((

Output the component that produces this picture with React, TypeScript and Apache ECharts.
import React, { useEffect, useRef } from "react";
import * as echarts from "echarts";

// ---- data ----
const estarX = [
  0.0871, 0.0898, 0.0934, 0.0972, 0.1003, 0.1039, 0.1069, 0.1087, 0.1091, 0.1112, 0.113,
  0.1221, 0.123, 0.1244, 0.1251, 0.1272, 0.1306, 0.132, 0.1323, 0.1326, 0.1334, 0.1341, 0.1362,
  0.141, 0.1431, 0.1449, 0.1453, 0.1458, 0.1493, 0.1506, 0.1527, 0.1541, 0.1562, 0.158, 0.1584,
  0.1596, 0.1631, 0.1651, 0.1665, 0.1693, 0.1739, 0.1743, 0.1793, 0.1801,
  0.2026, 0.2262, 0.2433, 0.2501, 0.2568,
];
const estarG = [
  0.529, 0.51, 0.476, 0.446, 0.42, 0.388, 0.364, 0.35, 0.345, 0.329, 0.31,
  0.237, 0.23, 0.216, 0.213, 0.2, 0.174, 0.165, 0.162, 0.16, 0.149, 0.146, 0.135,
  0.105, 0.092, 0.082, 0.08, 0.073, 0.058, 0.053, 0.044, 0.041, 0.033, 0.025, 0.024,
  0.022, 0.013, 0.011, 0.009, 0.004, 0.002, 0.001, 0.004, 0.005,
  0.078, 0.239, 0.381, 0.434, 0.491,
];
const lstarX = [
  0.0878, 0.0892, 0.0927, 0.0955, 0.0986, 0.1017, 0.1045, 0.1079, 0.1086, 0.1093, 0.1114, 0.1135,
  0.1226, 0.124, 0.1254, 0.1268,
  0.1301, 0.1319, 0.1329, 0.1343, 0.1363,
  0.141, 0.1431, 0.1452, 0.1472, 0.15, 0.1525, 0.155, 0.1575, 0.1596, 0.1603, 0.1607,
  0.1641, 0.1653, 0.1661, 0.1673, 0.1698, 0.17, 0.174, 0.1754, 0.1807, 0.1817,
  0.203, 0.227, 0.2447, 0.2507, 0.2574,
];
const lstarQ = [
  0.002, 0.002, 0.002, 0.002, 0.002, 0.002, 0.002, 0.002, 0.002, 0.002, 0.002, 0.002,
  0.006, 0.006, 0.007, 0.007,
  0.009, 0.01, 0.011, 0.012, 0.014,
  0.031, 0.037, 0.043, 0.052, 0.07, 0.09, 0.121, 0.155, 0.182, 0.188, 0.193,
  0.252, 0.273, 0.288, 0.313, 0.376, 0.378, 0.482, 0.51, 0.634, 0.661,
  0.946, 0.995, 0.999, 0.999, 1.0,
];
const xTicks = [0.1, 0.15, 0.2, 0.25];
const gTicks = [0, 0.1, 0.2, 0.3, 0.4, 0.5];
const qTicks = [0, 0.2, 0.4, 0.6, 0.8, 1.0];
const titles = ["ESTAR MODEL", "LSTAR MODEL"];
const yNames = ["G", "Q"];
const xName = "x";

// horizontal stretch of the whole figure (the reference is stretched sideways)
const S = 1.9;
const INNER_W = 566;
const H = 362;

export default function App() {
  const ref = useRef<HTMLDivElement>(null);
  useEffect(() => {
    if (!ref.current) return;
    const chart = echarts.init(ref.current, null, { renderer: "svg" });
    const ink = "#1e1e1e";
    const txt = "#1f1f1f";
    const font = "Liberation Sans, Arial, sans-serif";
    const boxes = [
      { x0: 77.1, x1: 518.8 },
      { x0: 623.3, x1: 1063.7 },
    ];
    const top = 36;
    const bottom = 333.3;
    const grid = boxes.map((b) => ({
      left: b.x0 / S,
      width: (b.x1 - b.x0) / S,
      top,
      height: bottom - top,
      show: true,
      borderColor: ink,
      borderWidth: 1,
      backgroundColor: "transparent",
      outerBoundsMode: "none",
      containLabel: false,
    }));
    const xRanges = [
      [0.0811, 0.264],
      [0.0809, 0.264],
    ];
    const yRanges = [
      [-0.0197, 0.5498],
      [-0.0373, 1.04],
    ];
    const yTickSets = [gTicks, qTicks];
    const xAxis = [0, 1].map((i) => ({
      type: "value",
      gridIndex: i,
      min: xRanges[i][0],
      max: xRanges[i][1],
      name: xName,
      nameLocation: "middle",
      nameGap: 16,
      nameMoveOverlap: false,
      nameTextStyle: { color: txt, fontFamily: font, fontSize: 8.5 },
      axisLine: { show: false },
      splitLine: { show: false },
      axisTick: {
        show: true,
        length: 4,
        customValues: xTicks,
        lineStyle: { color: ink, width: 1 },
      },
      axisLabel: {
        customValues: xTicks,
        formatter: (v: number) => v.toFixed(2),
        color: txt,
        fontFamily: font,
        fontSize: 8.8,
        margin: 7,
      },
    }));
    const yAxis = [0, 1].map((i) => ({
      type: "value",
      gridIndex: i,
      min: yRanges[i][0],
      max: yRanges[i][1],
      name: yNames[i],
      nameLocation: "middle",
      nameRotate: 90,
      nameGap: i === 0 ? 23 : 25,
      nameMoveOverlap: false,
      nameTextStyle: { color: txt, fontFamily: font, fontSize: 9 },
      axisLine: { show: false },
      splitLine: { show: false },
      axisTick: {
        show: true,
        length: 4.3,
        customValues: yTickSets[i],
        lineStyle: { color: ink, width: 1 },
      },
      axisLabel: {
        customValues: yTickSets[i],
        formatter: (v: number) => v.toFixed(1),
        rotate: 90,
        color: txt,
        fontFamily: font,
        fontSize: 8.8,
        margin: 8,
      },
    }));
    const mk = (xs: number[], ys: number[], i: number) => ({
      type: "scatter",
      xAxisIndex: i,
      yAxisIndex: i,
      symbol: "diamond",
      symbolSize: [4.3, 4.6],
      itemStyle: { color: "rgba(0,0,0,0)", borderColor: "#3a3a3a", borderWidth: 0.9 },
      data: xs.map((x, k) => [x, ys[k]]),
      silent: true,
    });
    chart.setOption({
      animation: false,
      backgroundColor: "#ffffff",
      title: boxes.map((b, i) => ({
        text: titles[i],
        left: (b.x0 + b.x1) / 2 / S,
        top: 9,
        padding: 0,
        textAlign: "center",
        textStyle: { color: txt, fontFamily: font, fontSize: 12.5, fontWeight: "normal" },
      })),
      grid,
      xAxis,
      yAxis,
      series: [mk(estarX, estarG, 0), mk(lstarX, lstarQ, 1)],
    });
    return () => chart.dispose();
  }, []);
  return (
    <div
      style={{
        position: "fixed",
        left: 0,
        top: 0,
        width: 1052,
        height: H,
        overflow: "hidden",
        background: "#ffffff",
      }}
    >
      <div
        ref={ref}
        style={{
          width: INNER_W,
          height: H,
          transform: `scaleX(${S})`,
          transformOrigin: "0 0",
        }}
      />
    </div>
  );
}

))

### Directive
Transcribe all lines as written.

### Output of the exercise
Output the component that produces this picture with React, TypeScript and Apache ECharts.
import React, { useEffect, useRef } from "react";
import * as echarts from "echarts";

// ---- data ----
const estarX = [
  0.0871, 0.0898, 0.0934, 0.0972, 0.1003, 0.1039, 0.1069, 0.1087, 0.1091, 0.1112, 0.113,
  0.1221, 0.123, 0.1244, 0.1251, 0.1272, 0.1306, 0.132, 0.1323, 0.1326, 0.1334, 0.1341, 0.1362,
  0.141, 0.1431, 0.1449, 0.1453, 0.1458, 0.1493, 0.1506, 0.1527, 0.1541, 0.1562, 0.158, 0.1584,
  0.1596, 0.1631, 0.1651, 0.1665, 0.1693, 0.1739, 0.1743, 0.1793, 0.1801,
  0.2026, 0.2262, 0.2433, 0.2501, 0.2568,
];
const estarG = [
  0.529, 0.51, 0.476, 0.446, 0.42, 0.388, 0.364, 0.35, 0.345, 0.329, 0.31,
  0.237, 0.23, 0.216, 0.213, 0.2, 0.174, 0.165, 0.162, 0.16, 0.149, 0.146, 0.135,
  0.105, 0.092, 0.082, 0.08, 0.073, 0.058, 0.053, 0.044, 0.041, 0.033, 0.025, 0.024,
  0.022, 0.013, 0.011, 0.009, 0.004, 0.002, 0.001, 0.004, 0.005,
  0.078, 0.239, 0.381, 0.434, 0.491,
];
const lstarX = [
  0.0878, 0.0892, 0.0927, 0.0955, 0.0986, 0.1017, 0.1045, 0.1079, 0.1086, 0.1093, 0.1114, 0.1135,
  0.1226, 0.124, 0.1254, 0.1268,
  0.1301, 0.1319, 0.1329, 0.1343, 0.1363,
  0.141, 0.1431, 0.1452, 0.1472, 0.15, 0.1525, 0.155, 0.1575, 0.1596, 0.1603, 0.1607,
  0.1641, 0.1653, 0.1661, 0.1673, 0.1698, 0.17, 0.174, 0.1754, 0.1807, 0.1817,
  0.203, 0.227, 0.2447, 0.2507, 0.2574,
];
const lstarQ = [
  0.002, 0.002, 0.002, 0.002, 0.002, 0.002, 0.002, 0.002, 0.002, 0.002, 0.002, 0.002,
  0.006, 0.006, 0.007, 0.007,
  0.009, 0.01, 0.011, 0.012, 0.014,
  0.031, 0.037, 0.043, 0.052, 0.07, 0.09, 0.121, 0.155, 0.182, 0.188, 0.193,
  0.252, 0.273, 0.288, 0.313, 0.376, 0.378, 0.482, 0.51, 0.634, 0.661,
  0.946, 0.995, 0.999, 0.999, 1.0,
];
const xTicks = [0.1, 0.15, 0.2, 0.25];
const gTicks = [0, 0.1, 0.2, 0.3, 0.4, 0.5];
const qTicks = [0, 0.2, 0.4, 0.6, 0.8, 1.0];
const titles = ["ESTAR MODEL", "LSTAR MODEL"];
const yNames = ["G", "Q"];
const xName = "x";

// horizontal stretch of the whole figure (the reference is stretched sideways)
const S = 1.9;
const INNER_W = 566;
const H = 362;

export default function App() {
  const ref = useRef<HTMLDivElement>(null);
  useEffect(() => {
    if (!ref.current) return;
    const chart = echarts.init(ref.current, null, { renderer: "svg" });
    const ink = "#1e1e1e";
    const txt = "#1f1f1f";
    const font = "Liberation Sans, Arial, sans-serif";
    const boxes = [
      { x0: 77.1, x1: 518.8 },
      { x0: 623.3, x1: 1063.7 },
    ];
    const top = 36;
    const bottom = 333.3;
    const grid = boxes.map((b) => ({
      left: b.x0 / S,
      width: (b.x1 - b.x0) / S,
      top,
      height: bottom - top,
      show: true,
      borderColor: ink,
      borderWidth: 1,
      backgroundColor: "transparent",
      outerBoundsMode: "none",
      containLabel: false,
    }));
    const xRanges = [
      [0.0811, 0.264],
      [0.0809, 0.264],
    ];
    const yRanges = [
      [-0.0197, 0.5498],
      [-0.0373, 1.04],
    ];
    const yTickSets = [gTicks, qTicks];
    const xAxis = [0, 1].map((i) => ({
      type: "value",
      gridIndex: i,
      min: xRanges[i][0],
      max: xRanges[i][1],
      name: xName,
      nameLocation: "middle",
      nameGap: 16,
      nameMoveOverlap: false,
      nameTextStyle: { color: txt, fontFamily: font, fontSize: 8.5 },
      axisLine: { show: false },
      splitLine: { show: false },
      axisTick: {
        show: true,
        length: 4,
        customValues: xTicks,
        lineStyle: { color: ink, width: 1 },
      },
      axisLabel: {
        customValues: xTicks,
        formatter: (v: number) => v.toFixed(2),
        color: txt,
        fontFamily: font,
        fontSize: 8.8,
        margin: 7,
      },
    }));
    const yAxis = [0, 1].map((i) => ({
      type: "value",
      gridIndex: i,
      min: yRanges[i][0],
      max: yRanges[i][1],
      name: yNames[i],
      nameLocation: "middle",
      nameRotate: 90,
      nameGap: i === 0 ? 23 : 25,
      nameMoveOverlap: false,
      nameTextStyle: { color: txt, fontFamily: font, fontSize: 9 },
      axisLine: { show: false },
      splitLine: { show: false },
      axisTick: {
        show: true,
        length: 4.3,
        customValues: yTickSets[i],
        lineStyle: { color: ink, width: 1 },
      },
      axisLabel: {
        customValues: yTickSets[i],
        formatter: (v: number) => v.toFixed(1),
        rotate: 90,
        color: txt,
        fontFamily: font,
        fontSize: 8.8,
        margin: 8,
      },
    }));
    const mk = (xs: number[], ys: number[], i: number) => ({
      type: "scatter",
      xAxisIndex: i,
      yAxisIndex: i,
      symbol: "diamond",
      symbolSize: [4.3, 4.6],
      itemStyle: { color: "rgba(0,0,0,0)", borderColor: "#3a3a3a", borderWidth: 0.9 },
      data: xs.map((x, k) => [x, ys[k]]),
      silent: true,
    });
    chart.setOption({
      animation: false,
      backgroundColor: "#ffffff",
      title: boxes.map((b, i) => ({
        text: titles[i],
        left: (b.x0 + b.x1) / 2 / S,
        top: 9,
        padding: 0,
        textAlign: "center",
        textStyle: { color: txt, fontFamily: font, fontSize: 12.5, fontWeight: "normal" },
      })),
      grid,
      xAxis,
      yAxis,
      series: [mk(estarX, estarG, 0), mk(lstarX, lstarQ, 1)],
    });
    return () => chart.dispose();
  }, []);
  return (
    <div
      style={{
        position: "fixed",
        left: 0,
        top: 0,
        width: 1052,
        height: H,
        overflow: "hidden",
        background: "#ffffff",
      }}
    >
      <div
        ref={ref}
        style={{
          width: INNER_W,
          height: H,
          transform: `scaleX(${S})`,
          transformOrigin: "0 0",
        }}
      />
    </div>
  );
}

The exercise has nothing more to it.